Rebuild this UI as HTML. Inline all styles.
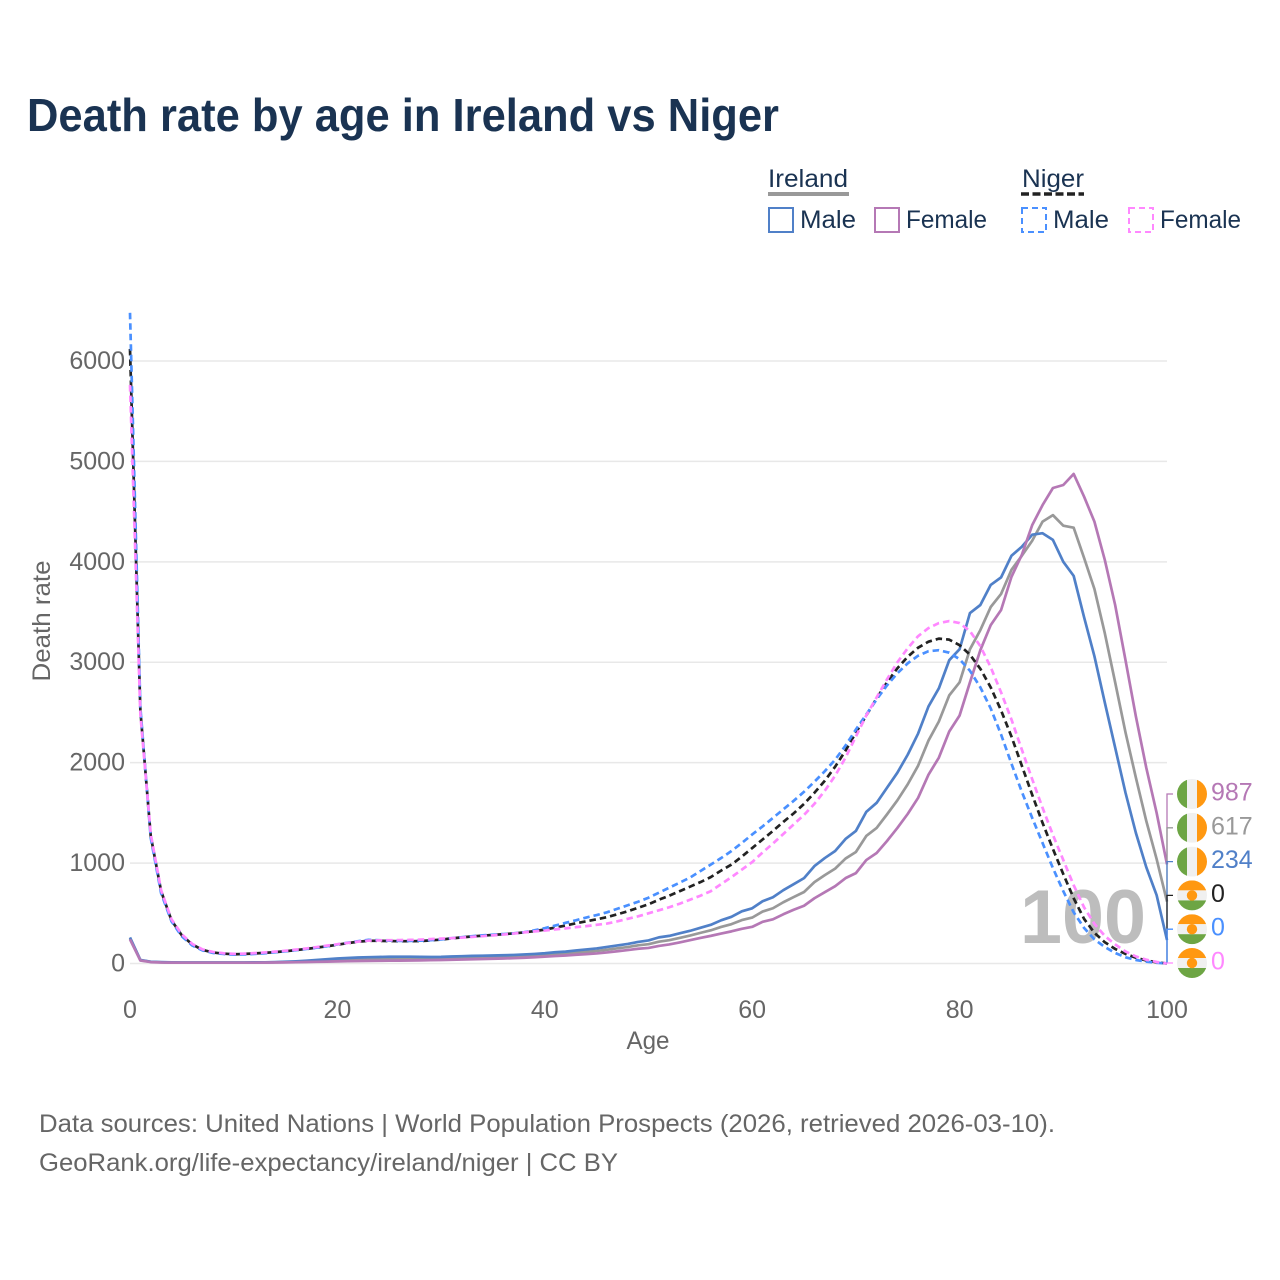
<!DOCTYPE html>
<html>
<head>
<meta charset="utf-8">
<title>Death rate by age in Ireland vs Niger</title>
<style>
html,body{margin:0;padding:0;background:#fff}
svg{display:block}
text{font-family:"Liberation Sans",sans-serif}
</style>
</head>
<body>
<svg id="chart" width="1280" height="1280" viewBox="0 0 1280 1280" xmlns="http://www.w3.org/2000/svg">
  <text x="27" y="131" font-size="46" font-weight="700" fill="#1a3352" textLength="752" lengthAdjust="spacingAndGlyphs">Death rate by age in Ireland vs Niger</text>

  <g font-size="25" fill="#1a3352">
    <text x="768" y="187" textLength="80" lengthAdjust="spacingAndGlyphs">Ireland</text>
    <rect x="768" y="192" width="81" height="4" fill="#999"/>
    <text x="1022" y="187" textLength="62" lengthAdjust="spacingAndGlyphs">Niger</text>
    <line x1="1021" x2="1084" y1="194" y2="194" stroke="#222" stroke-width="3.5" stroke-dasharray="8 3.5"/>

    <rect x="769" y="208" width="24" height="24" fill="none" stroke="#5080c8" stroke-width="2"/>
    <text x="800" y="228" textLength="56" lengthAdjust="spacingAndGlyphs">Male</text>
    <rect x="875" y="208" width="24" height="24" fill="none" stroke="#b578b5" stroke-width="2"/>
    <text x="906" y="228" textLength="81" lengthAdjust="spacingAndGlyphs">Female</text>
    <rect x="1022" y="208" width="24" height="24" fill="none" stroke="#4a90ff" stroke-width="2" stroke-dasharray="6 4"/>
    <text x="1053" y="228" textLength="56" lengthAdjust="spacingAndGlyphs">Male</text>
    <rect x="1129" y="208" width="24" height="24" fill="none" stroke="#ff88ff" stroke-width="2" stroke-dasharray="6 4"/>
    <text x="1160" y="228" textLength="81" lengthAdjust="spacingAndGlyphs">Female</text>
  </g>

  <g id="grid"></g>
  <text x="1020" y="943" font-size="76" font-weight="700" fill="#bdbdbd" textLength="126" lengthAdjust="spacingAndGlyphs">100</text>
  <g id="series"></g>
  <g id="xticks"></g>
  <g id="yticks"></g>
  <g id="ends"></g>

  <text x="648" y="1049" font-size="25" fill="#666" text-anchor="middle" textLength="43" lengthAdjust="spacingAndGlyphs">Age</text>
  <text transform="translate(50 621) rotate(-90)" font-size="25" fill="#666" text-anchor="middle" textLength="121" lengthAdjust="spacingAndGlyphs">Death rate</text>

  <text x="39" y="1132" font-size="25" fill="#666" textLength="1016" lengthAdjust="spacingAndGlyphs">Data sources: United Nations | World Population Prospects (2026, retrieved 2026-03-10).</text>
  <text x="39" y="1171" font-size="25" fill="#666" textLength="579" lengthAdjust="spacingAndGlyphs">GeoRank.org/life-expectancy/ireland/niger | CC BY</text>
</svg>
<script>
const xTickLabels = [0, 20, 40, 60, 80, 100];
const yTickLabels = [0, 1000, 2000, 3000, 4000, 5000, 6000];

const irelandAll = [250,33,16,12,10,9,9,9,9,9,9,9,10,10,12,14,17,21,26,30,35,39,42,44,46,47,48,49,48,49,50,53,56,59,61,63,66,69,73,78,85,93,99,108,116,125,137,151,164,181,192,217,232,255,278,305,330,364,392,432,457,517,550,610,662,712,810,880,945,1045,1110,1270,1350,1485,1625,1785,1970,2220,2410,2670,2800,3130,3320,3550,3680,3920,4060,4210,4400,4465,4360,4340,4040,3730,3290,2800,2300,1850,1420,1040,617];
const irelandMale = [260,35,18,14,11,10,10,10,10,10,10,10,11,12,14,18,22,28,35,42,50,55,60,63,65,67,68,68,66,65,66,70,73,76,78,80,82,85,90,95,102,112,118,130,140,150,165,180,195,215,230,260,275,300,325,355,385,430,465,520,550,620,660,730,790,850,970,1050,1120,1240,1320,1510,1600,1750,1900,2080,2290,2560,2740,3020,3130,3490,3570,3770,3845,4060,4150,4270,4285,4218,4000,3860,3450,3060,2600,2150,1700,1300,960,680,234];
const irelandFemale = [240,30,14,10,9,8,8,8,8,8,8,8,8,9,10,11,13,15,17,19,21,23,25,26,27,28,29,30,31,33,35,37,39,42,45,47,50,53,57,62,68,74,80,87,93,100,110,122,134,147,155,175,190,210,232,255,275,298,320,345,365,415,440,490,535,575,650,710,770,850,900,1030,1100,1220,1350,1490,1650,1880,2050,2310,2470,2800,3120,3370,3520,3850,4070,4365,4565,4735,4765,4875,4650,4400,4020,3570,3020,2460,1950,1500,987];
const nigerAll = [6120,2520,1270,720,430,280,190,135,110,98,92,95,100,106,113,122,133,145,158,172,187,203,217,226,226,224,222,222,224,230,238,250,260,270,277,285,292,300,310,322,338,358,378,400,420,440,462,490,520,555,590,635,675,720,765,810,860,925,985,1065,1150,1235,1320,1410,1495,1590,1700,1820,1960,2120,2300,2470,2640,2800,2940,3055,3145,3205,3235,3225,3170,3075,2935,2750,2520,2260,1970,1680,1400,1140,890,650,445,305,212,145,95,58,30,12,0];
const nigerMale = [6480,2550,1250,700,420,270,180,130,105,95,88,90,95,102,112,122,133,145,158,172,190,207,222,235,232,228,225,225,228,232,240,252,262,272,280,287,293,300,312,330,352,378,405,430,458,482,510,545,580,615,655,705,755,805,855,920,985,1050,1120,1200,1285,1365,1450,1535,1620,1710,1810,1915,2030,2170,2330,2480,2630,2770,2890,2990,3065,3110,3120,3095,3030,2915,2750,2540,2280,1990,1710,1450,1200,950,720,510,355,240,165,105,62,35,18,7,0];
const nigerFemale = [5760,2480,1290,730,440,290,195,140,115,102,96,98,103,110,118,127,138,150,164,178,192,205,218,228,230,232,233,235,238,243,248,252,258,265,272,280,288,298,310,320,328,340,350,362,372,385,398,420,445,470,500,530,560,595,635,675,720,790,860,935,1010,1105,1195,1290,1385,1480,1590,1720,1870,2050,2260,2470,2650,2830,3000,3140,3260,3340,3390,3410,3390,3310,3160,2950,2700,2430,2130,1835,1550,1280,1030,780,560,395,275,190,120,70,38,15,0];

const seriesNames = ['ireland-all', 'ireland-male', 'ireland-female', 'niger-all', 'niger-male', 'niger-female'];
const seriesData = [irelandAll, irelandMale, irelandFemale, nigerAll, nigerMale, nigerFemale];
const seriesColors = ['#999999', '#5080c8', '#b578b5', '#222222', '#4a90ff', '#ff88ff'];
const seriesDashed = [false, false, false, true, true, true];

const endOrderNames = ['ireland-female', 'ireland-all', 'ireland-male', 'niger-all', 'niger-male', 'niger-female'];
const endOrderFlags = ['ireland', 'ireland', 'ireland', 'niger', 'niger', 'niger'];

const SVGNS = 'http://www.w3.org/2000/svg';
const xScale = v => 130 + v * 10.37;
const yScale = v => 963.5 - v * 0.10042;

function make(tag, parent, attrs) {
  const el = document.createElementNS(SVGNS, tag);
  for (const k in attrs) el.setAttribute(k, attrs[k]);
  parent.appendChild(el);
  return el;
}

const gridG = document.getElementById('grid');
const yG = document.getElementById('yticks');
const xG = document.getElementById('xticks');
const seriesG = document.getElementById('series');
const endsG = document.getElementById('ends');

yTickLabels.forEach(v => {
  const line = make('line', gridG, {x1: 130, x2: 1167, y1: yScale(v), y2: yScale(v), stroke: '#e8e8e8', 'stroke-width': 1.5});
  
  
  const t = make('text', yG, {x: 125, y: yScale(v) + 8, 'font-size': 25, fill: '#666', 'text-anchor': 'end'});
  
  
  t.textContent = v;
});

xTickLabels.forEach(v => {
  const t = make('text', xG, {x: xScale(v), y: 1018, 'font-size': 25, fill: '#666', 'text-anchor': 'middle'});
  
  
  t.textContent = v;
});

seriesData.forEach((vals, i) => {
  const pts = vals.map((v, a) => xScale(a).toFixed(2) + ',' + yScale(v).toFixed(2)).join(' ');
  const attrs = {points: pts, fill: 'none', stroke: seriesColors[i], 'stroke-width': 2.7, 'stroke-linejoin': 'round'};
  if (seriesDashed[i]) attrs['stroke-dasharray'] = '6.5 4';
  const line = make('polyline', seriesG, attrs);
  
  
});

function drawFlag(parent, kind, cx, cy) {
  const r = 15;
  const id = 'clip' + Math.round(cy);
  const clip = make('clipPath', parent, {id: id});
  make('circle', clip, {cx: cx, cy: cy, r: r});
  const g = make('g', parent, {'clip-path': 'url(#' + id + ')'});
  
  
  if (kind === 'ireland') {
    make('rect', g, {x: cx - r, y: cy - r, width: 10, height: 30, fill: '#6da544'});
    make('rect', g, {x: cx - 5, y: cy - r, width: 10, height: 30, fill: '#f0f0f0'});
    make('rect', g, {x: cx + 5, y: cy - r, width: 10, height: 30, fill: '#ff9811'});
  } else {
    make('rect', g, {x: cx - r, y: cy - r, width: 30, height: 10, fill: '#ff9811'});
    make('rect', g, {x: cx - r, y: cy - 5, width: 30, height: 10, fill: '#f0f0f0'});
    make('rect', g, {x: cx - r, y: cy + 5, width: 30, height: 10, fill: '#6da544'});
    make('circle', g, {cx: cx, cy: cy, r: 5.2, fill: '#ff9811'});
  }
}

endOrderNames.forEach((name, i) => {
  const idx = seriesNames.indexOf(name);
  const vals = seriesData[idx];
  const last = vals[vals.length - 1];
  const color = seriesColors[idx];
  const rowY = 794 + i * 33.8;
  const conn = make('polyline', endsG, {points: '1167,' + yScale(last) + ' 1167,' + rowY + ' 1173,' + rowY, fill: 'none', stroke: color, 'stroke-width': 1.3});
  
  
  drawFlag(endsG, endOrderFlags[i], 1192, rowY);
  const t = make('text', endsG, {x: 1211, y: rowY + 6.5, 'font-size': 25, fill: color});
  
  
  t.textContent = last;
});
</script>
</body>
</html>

++++++++

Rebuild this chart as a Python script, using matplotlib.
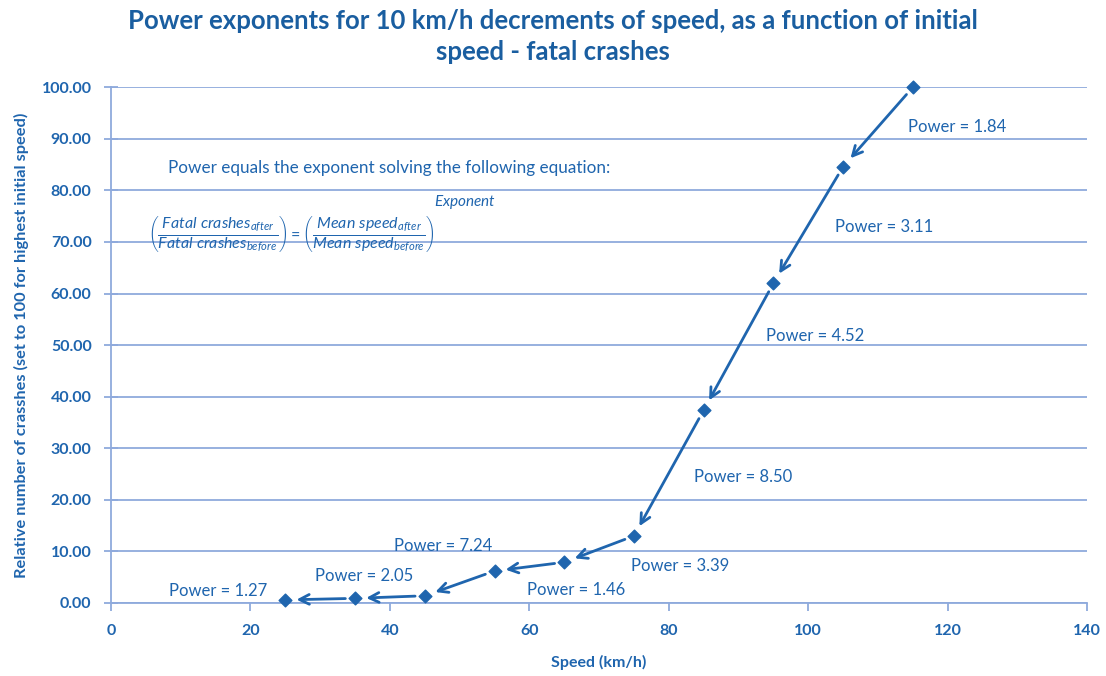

++++++++

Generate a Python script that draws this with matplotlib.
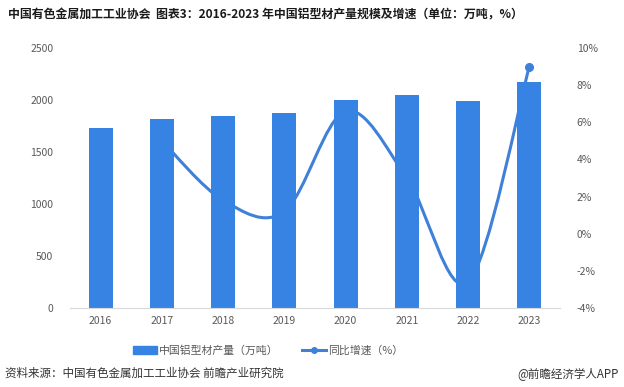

++++++++

#### Your instructions:
Print everything from the line with "Rebuild this UI as HTML. Inline all styles." down to the line with "Ireland vs Niger</text>" in the entries above, both lines included and nothing more, without the pictures.

#### Solution for this task:
Rebuild this UI as HTML. Inline all styles.
<!DOCTYPE html>
<html>
<head>
<meta charset="utf-8">
<title>Death rate by age in Ireland vs Niger</title>
<style>
html,body{margin:0;padding:0;background:#fff}
svg{display:block}
text{font-family:"Liberation Sans",sans-serif}
</style>
</head>
<body>
<svg id="chart" width="1280" height="1280" viewBox="0 0 1280 1280" xmlns="http://www.w3.org/2000/svg">
  <text x="27" y="131" font-size="46" font-weight="700" fill="#1a3352" textLength="752" lengthAdjust="spacingAndGlyphs">Death rate by age in Ireland vs Niger</text>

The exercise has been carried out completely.